> **Given instruction**
Only the lines from the start of the data through the line containing "const heightTicks = [0, 2, 4, 6];" should be written out, exactly as they are, with both ends included and the pictures left out.

begin Data

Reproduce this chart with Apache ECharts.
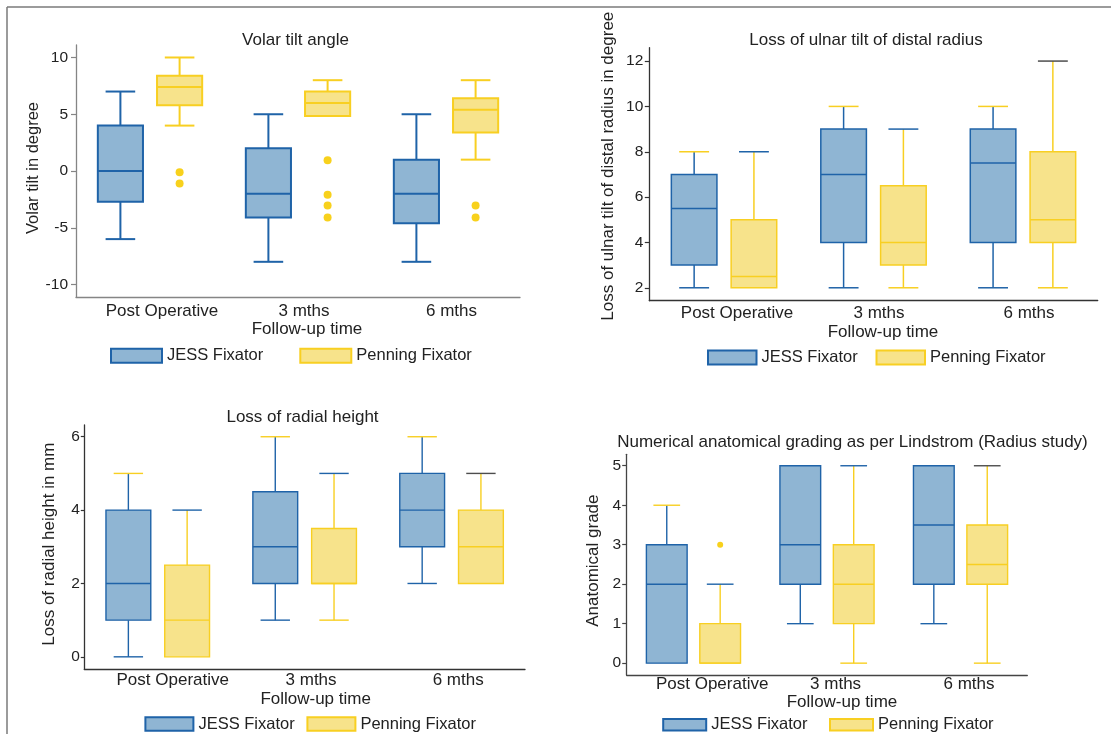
<!DOCTYPE html>
<html><head><meta charset="utf-8">
<script src="https://cdn.jsdelivr.net/npm/echarts@6/dist/echarts.min.js"></script>
<style>html,body{margin:0;padding:0;background:#fff}#c{width:1111px;height:734px}</style>
</head><body><div id="c"></div>
<script>
// ---------- DATA ----------
const categories = ['Post Operative', '3 mths', '6 mths'];
const seriesNames = ['JESS Fixator', 'Penning Fixator'];
const xAxisName = 'Follow-up time';
// each box: [min, Q1, median, Q3, max]
const volarJess = [[-6, -2.7, 0, 4, 7], [-8, -4.1, -2, 2, 5], [-8, -4.6, -2, 1, 5]];
const volarPenning = [[4, 5.8, 7.4, 8.4, 10], [4.85, 4.85, 6, 7, 8], [1, 3.4, 5.4, 6.4, 8]];
const volarPenningOutliers = [[0, -0.1], [0, -1.1], [1, 0.95], [1, -2.1], [1, -3.05], [1, -4.1], [2, -3.05], [2, -4.1]];
const volarTicks = [-10, -5, 0, 5, 10];

const ulnarJess = [[2, 3, 5.5, 7, 8], [2, 4, 7, 9, 10], [2, 4, 7.5, 9, 10]];
const ulnarPenning = [[2, 2, 2.5, 5, 8], [2, 3, 4, 6.5, 9], [2, 4, 5, 8, 12]];
const ulnarTicks = [2, 4, 6, 8, 10, 12];

const heightJess = [[0, 1, 2, 4, 5], [1, 2, 3, 4.5, 6], [2, 3, 4, 5, 6]];
const heightPenning = [[0, 0, 1, 2.5, 4], [1, 2, 2, 3.5, 5], [2, 2, 3, 4, 5]];
const heightTicks = [0, 2, 4, 6];

const gradeJess = [[0, 0, 2, 3, 4], [1, 2, 3, 5, 5], [1, 2, 3.5, 5, 5]];
const gradePenning = [[0, 0, 0, 1, 2], [0, 1, 2, 3, 5], [0, 2, 2.5, 3.5, 5]];
const gradePenningOutliers = [[0, 3]];
const gradeTicks = [0, 1, 2, 3, 4, 5];

// ---------- STYLE ----------
const FONT = '"Liberation Sans", Arial, Helvetica, sans-serif';
const TXT = '#222';
const JF = '#8fb5d3', JL = '#1f63a8', PF = '#f7e38b', PL = '#f8cf22', GR = '#4d4d4d', DOT = '#f8d11c';
const capsNormal = { jessTop: [JL, JL, JL], jessBot: [JL, JL, JL], penTop: [PL, PL, PL], penBot: [PL, PL, PL] };
const capsSwapped = { jessTop: [PL, PL, PL], jessBot: [JL, JL, JL], penTop: [JL, JL, GR], penBot: [PL, PL, PL] };

const panels = [
  { title: 'Volar tilt angle', yName: 'Volar tilt in degree', jess: volarJess, pen: volarPenning, out: volarPenningOutliers, ticks: volarTicks,
    yMin: -11.1, yMax: 11.1, grid: { left: 76, top: 45, width: 444, height: 252 }, axisColor: '#858585', lw: 2,
    yLabelMargin: 8, tickLen: 5, xLabelMargin: 6, shifts: [12, 6, 5.5], xNameGap: 23, xNameShift: 9, yNameGap: 34, yNameShift: 3,
    fs: 16.5, titlePos: [295.5, 39], legend: { jx: 110, px: 299.3, cy: 355.7, w: 51, h: 14 }, caps: capsNormal, dotR: 4 },
  { title: 'Loss of ulnar tilt of distal radius', yName: 'Loss of ulnar tilt of distal radius in degree', jess: ulnarJess, pen: ulnarPenning, out: [], ticks: ulnarTicks,
    yMin: 1.43, yMax: 12.59, grid: { left: 649.3, top: 47.7, width: 448.4, height: 253 }, axisColor: '#333', lw: 1.5,
    yLabelMargin: 6, tickLen: 4.5, xLabelMargin: 4, shifts: [13, 5.5, 6], xNameGap: 23.5, xNameShift: 9.5, yNameGap: 32.6, yNameShift: 8,
    fs: 17, titlePos: [866, 39.3], legend: { jx: 707, px: 875.5, cy: 357.5, w: 48.5, h: 14 }, caps: capsSwapped, dotR: 4 },
  { title: 'Loss of radial height', yName: 'Loss of radial height in mm', jess: heightJess, pen: heightPenning, out: [], ticks: heightTicks,
    yMin: -0.34, yMax: 6.32, grid: { left: 84.3, top: 425, width: 440.7, height: 244.3 }, axisColor: '#333', lw: 1.4,
    yLabelMargin: 4.5, tickLen: 3.5, xLabelMargin: 3, shifts: [15, 6.4, 6.6], xNameGap: 21.7, xNameShift: 11, yNameGap: 26, yNameShift: 3,
    fs: 17, titlePos: [302.5, 416.7], legend: { jx: 144.4, px: 306.4, cy: 724, w: 48, h: 13.5 }, caps: capsSwapped, dotR: 4 },
  { title: 'Numerical anatomical grading as per Lindstrom (Radius study)', yName: 'Anatomical grade', jess: gradeJess, pen: gradePenning, out: gradePenningOutliers, ticks: gradeTicks,
    yMin: -0.3, yMax: 5.29, grid: { left: 626.7, top: 454.3, width: 400.6, height: 220.7 }, axisColor: '#444', lw: 1.4,
    yLabelMargin: 5.7, tickLen: 4.5, xLabelMargin: 1, shifts: [18.7, 8.6, 8.5], xNameGap: 18.7, xNameShift: 15, yNameGap: 24.4, yNameShift: 4,
    fs: 17, titlePos: [852.5, 441.7], legend: { jx: 662.2, px: 829, cy: 724.8, w: 43, h: 11.5 }, caps: capsSwapped, dotR: 3 }
];

function bandOf(api) { return api.coord([1, 0])[0] - api.coord([0, 0])[0]; }

function boxRenderer(side, fill, stroke, lw, capTop, capBot) {
  return function (params, api) {
    const ci = api.value(0);
    const band = bandOf(api);
    const cx = api.coord([ci, 0])[0] + side * band * 0.2;
    const hw = band * 0.1525, cw = band * 0.1;
    const y = k => api.coord([ci, api.value(k)])[1];
    const yMin = y(1), yQ1 = y(2), yMed = y(3), yQ3 = y(4), yMax = y(5);
    const ln = (x1, y1, x2, y2, c) => ({ type: 'line', shape: { x1, y1, x2, y2 }, style: { stroke: c, lineWidth: lw } });
    const ch = [];
    if (yQ3 - yMax > 0.5) { ch.push(ln(cx, yQ3, cx, yMax, stroke)); ch.push(ln(cx - cw, yMax, cx + cw, yMax, capTop[ci])); }
    if (yMin - yQ1 > 0.5) { ch.push(ln(cx, yQ1, cx, yMin, stroke)); ch.push(ln(cx - cw, yMin, cx + cw, yMin, capBot[ci])); }
    ch.push({ type: 'rect', shape: { x: cx - hw, y: yQ3, width: 2 * hw, height: yQ1 - yQ3 }, style: { fill, stroke, lineWidth: lw } });
    ch.push(ln(cx - hw, yMed, cx + hw, yMed, stroke));
    return { type: 'group', children: ch };
  };
}
function dotRenderer(side, color, r) {
  return function (params, api) {
    const ci = api.value(0);
    const band = bandOf(api);
    const p = api.coord([ci, api.value(1)]);
    return { type: 'circle', shape: { cx: p[0] + side * band * 0.2, cy: p[1], r }, style: { fill: color } };
  };
}

const option = { animation: false, textStyle: { fontFamily: FONT }, grid: [], xAxis: [], yAxis: [], series: [], title: [], legend: [],
  graphic: [
    { type: 'line', shape: { x1: 7, y1: 7, x2: 1111, y2: 7 }, style: { stroke: '#7a7a7a', lineWidth: 1.5 } },
    { type: 'line', shape: { x1: 7, y1: 7, x2: 7, y2: 734 }, style: { stroke: '#7a7a7a', lineWidth: 1.5 } }
  ] };

panels.forEach((p, i) => {
  option.grid.push(Object.assign({ containLabel: false }, p.grid));
  const rich = {};
  p.shifts.forEach((s, k) => { rich['c' + k] = { fontSize: 17, color: TXT, fontFamily: FONT, padding: [0, 0, 0, 2 * s] }; });
  option.xAxis.push({ type: 'category', gridIndex: i, data: categories,
    axisLine: { show: true, onZero: false, lineStyle: { color: p.axisColor, width: 1.3 } }, axisTick: { show: false }, splitLine: { show: false },
    axisLabel: { margin: p.xLabelMargin, interval: 0, formatter: (v, k) => '{c' + k + '|' + v + '}', rich },
    name: xAxisName, nameLocation: 'middle', nameGap: p.xNameGap,
    nameTextStyle: { fontSize: 17, color: TXT, padding: [0, 0, 0, 2 * p.xNameShift] } });
  option.yAxis.push({ type: 'value', gridIndex: i, min: p.yMin, max: p.yMax,
    axisLine: { show: true, onZero: false, lineStyle: { color: p.axisColor, width: 1.3 } },
    axisTick: { show: true, length: p.tickLen, customValues: p.ticks, lineStyle: { color: p.axisColor, width: 1.2 } },
    axisLabel: { customValues: p.ticks, margin: p.yLabelMargin, fontSize: 15.5, color: TXT }, splitLine: { show: false },
    name: p.yName, nameLocation: 'middle', nameGap: p.yNameGap,
    nameTextStyle: { fontSize: p.fs, color: TXT, padding: [0, 0, 0, 2 * p.yNameShift] } });
  option.series.push({ type: 'custom', name: seriesNames[0], xAxisIndex: i, yAxisIndex: i,
    itemStyle: { color: JF, borderColor: JL, borderWidth: 2 },
    renderItem: boxRenderer(-1, JF, JL, p.lw, p.caps.jessTop, p.caps.jessBot),
    encode: { x: 0, y: [1, 2, 3, 4, 5] }, data: p.jess.map((b, k) => [k].concat(b)) });
  option.series.push({ type: 'custom', name: seriesNames[1], xAxisIndex: i, yAxisIndex: i,
    itemStyle: { color: PF, borderColor: PL, borderWidth: 2 },
    renderItem: boxRenderer(1, PF, PL, p.lw, p.caps.penTop, p.caps.penBot),
    encode: { x: 0, y: [1, 2, 3, 4, 5] }, data: p.pen.map((b, k) => [k].concat(b)) });
  if (p.out.length) {
    option.series.push({ type: 'custom', name: 'outliers' + i, xAxisIndex: i, yAxisIndex: i,
      renderItem: dotRenderer(1, DOT, p.dotR), encode: { x: 0, y: 1 }, data: p.out });
  }
  option.title.push({ text: p.title, left: p.titlePos[0], top: p.titlePos[1] - 7.5, textAlign: 'center', padding: 0,
    textStyle: { fontSize: 17, fontWeight: 'normal', color: TXT, fontFamily: FONT } });
  const L = p.legend;
  [[seriesNames[0], L.jx, JF, JL], [seriesNames[1], L.px, PF, PL]].forEach(([nm, x, f, s]) => {
    option.legend.push({ left: x, top: L.cy - 9, padding: 0, itemWidth: L.w, itemHeight: L.h, selectedMode: false,
      textStyle: { fontSize: 16.5, color: TXT, fontFamily: FONT, lineHeight: 18 },
      data: [{ name: nm, icon: 'rect', itemStyle: { color: f, borderColor: s, borderWidth: 2 } }] });
  });
});

const chart = echarts.init(document.getElementById('c'), null, { renderer: 'canvas' });
chart.setOption(option);
</script></body></html>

end Data

> **Exercise response**
Reproduce this chart with Apache ECharts.
<!DOCTYPE html>
<html><head><meta charset="utf-8">
<script src="https://cdn.jsdelivr.net/npm/echarts@6/dist/echarts.min.js"></script>
<style>html,body{margin:0;padding:0;background:#fff}#c{width:1111px;height:734px}</style>
</head><body><div id="c"></div>
<script>
// ---------- DATA ----------
const categories = ['Post Operative', '3 mths', '6 mths'];
const seriesNames = ['JESS Fixator', 'Penning Fixator'];
const xAxisName = 'Follow-up time';
// each box: [min, Q1, median, Q3, max]
const volarJess = [[-6, -2.7, 0, 4, 7], [-8, -4.1, -2, 2, 5], [-8, -4.6, -2, 1, 5]];
const volarPenning = [[4, 5.8, 7.4, 8.4, 10], [4.85, 4.85, 6, 7, 8], [1, 3.4, 5.4, 6.4, 8]];
const volarPenningOutliers = [[0, -0.1], [0, -1.1], [1, 0.95], [1, -2.1], [1, -3.05], [1, -4.1], [2, -3.05], [2, -4.1]];
const volarTicks = [-10, -5, 0, 5, 10];

const ulnarJess = [[2, 3, 5.5, 7, 8], [2, 4, 7, 9, 10], [2, 4, 7.5, 9, 10]];
const ulnarPenning = [[2, 2, 2.5, 5, 8], [2, 3, 4, 6.5, 9], [2, 4, 5, 8, 12]];
const ulnarTicks = [2, 4, 6, 8, 10, 12];

const heightJess = [[0, 1, 2, 4, 5], [1, 2, 3, 4.5, 6], [2, 3, 4, 5, 6]];
const heightPenning = [[0, 0, 1, 2.5, 4], [1, 2, 2, 3.5, 5], [2, 2, 3, 4, 5]];
const heightTicks = [0, 2, 4, 6];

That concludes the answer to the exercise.